## Start

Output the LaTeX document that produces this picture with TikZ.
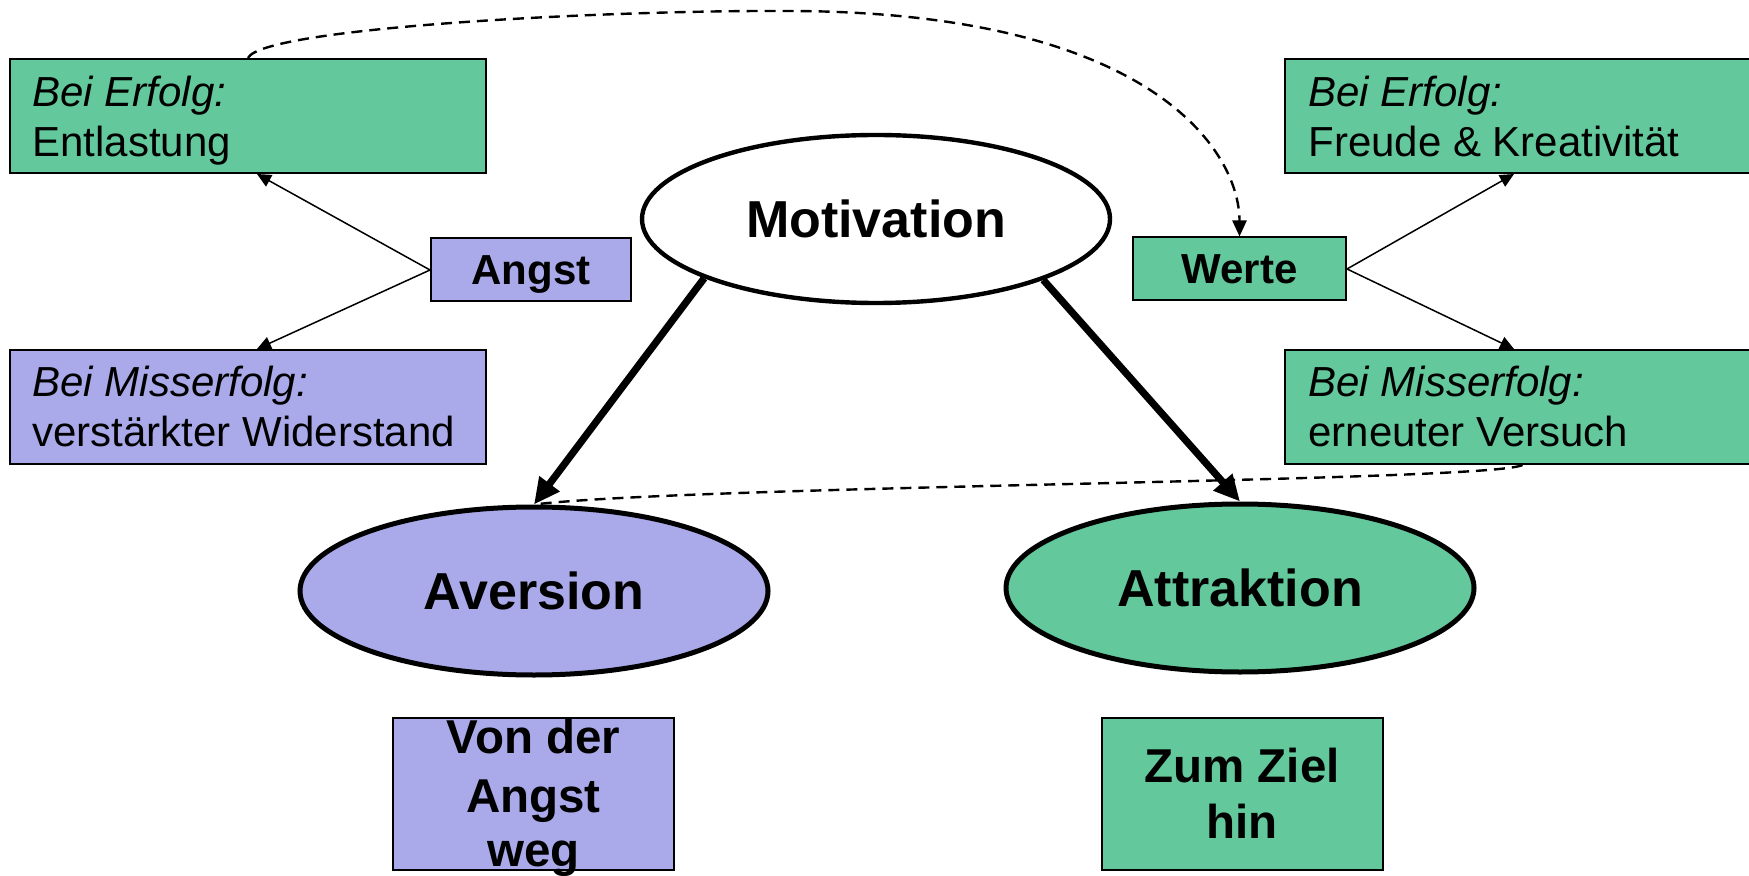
\documentclass[tikz,border=0pt]{standalone}
\usepackage{fontspec}
\setmainfont{Liberation Sans}
\usetikzlibrary{arrows.meta,shapes.geometric}
\definecolor{grn}{HTML}{63C99C}
\definecolor{prp}{HTML}{AAAAEA}
\begin{document}
\begin{tikzpicture}[x=0.5pt,y=-0.5pt,
  boxshape/.style={draw=black,line width=1pt,rectangle,inner sep=0pt},
  bigbox/.style={boxshape,minimum width=238pt,minimum height=57pt},
  smallbox/.style={boxshape,minimum height=31.5pt,text depth=0pt,font=\bfseries\fontsize{21}{25}\selectfont},
  lowbox/.style={boxshape,minimum width=140.5pt,minimum height=76pt},
  oval/.style={draw=black,ellipse,inner sep=0pt,minimum width=234pt,minimum height=84pt,font=\bfseries\fontsize{26}{30}\selectfont},
  boxtext/.style={anchor=base west,inner sep=0pt,font=\fontsize{21}{25}\selectfont},
  lowtext/.style={anchor=base,inner sep=0pt,font=\bfseries\fontsize{23.75}{28}\selectfont},
  thinarrow/.style={line width=0.75pt,-{Triangle[length=7pt,width=6.5pt]}},
  thickarrow/.style={line width=3.6pt,-{Triangle[length=13pt,width=12pt]}},
  dashline/.style={line width=1.2pt,dash pattern=on 5.5pt off 3.5pt}
]
\useasboundingbox (0,0) rectangle (1749,876);

% boxes
\node[bigbox,fill=grn] (tl) at (248,116) {};
\node[bigbox,fill=prp] (bl) at (248,407) {};
\node[bigbox,fill=grn,minimum width=237.5pt] (tr) at (1522.5,116) {};
\node[bigbox,fill=grn,minimum width=237.5pt] (br) at (1522.5,407) {};
\node[smallbox,fill=prp,minimum width=100pt] (angst) at (531,270) {Angst};
\node[smallbox,fill=grn,minimum width=106.5pt] (werte) at (1239.5,269) {Werte};
\node[lowbox,fill=prp] (von) at (533.5,794) {};
\node[lowbox,fill=grn] (zum) at (1242,794) {};

% box texts
\node[boxtext] (tl1) at (32,107) {\itshape Bei Erfolg:};
\node[boxtext] (tl2) at (32,157) {Entlastung};
\node[boxtext] (bl1) at (32,397) {\itshape Bei Misserfolg:};
\node[boxtext] (bl2) at (32,447) {verstärkter Widerstand};
\node[boxtext] (tr1) at (1308,107) {\itshape Bei Erfolg:};
\node[boxtext] (tr2) at (1308,157) {Freude \& Kreativität};
\node[boxtext] (br1) at (1308,397) {\itshape Bei Misserfolg:};
\node[boxtext] (br2) at (1308,447) {erneuter Versuch};
\node[lowtext] (von1) at (533.5,753) {Von der};
\node[lowtext] (von2) at (533.5,812) {Angst};
\node[lowtext] (von3) at (533.5,866) {weg};
\node[lowtext] (zum1) at (1242,782) {Zum Ziel};
\node[lowtext] (zum2) at (1242,838) {hin};

% ellipses
\node[oval,line width=2.2pt,fill=white] (mot) at (876,219) {Motivation};
\node[oval,line width=2.5pt,fill=prp] (av) at (534,591) {Aversion};
\node[oval,line width=2.5pt,fill=grn] (at) at (1240,588) {Attraktion};

% dashed connectors
\draw[dashline,-{Triangle[length=8pt,width=7pt]}] (tl.north) .. controls (262,28) and (600,10) .. (790,11)
  .. controls (1150,12) and (1239.5,150) .. (werte.north);
\draw[dashline] (br.south) .. controls (1490,482) and (700,485) .. (av.north);

% thin arrows
\draw[thinarrow] (angst.west) -- ([xshift=4.5pt]tl.south);
\draw[thinarrow] (angst.west) -- ([xshift=4.5pt]bl.north);
\draw[thinarrow] (werte.east) -- ([xshift=-4.25pt]tr.south);
\draw[thinarrow] (werte.east) -- ([xshift=-4.25pt]br.north);

% thick arrows
\draw[thickarrow] (mot.199) -- (av.north);
\draw[thickarrow] (mot.340.1) -- (at.north);
\end{tikzpicture}
\end{document}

## End

> [Task details]: Skip every picture and return the lines above from the top through the one that contains "(0,0) rectangle (1749,876);".

> [Answer for this exercise]:
Output the LaTeX document that produces this picture with TikZ.
\documentclass[tikz,border=0pt]{standalone}
\usepackage{fontspec}
\setmainfont{Liberation Sans}
\usetikzlibrary{arrows.meta,shapes.geometric}
\definecolor{grn}{HTML}{63C99C}
\definecolor{prp}{HTML}{AAAAEA}
\begin{document}
\begin{tikzpicture}[x=0.5pt,y=-0.5pt,
  boxshape/.style={draw=black,line width=1pt,rectangle,inner sep=0pt},
  bigbox/.style={boxshape,minimum width=238pt,minimum height=57pt},
  smallbox/.style={boxshape,minimum height=31.5pt,text depth=0pt,font=\bfseries\fontsize{21}{25}\selectfont},
  lowbox/.style={boxshape,minimum width=140.5pt,minimum height=76pt},
  oval/.style={draw=black,ellipse,inner sep=0pt,minimum width=234pt,minimum height=84pt,font=\bfseries\fontsize{26}{30}\selectfont},
  boxtext/.style={anchor=base west,inner sep=0pt,font=\fontsize{21}{25}\selectfont},
  lowtext/.style={anchor=base,inner sep=0pt,font=\bfseries\fontsize{23.75}{28}\selectfont},
  thinarrow/.style={line width=0.75pt,-{Triangle[length=7pt,width=6.5pt]}},
  thickarrow/.style={line width=3.6pt,-{Triangle[length=13pt,width=12pt]}},
  dashline/.style={line width=1.2pt,dash pattern=on 5.5pt off 3.5pt}
]
\useasboundingbox (0,0) rectangle (1749,876);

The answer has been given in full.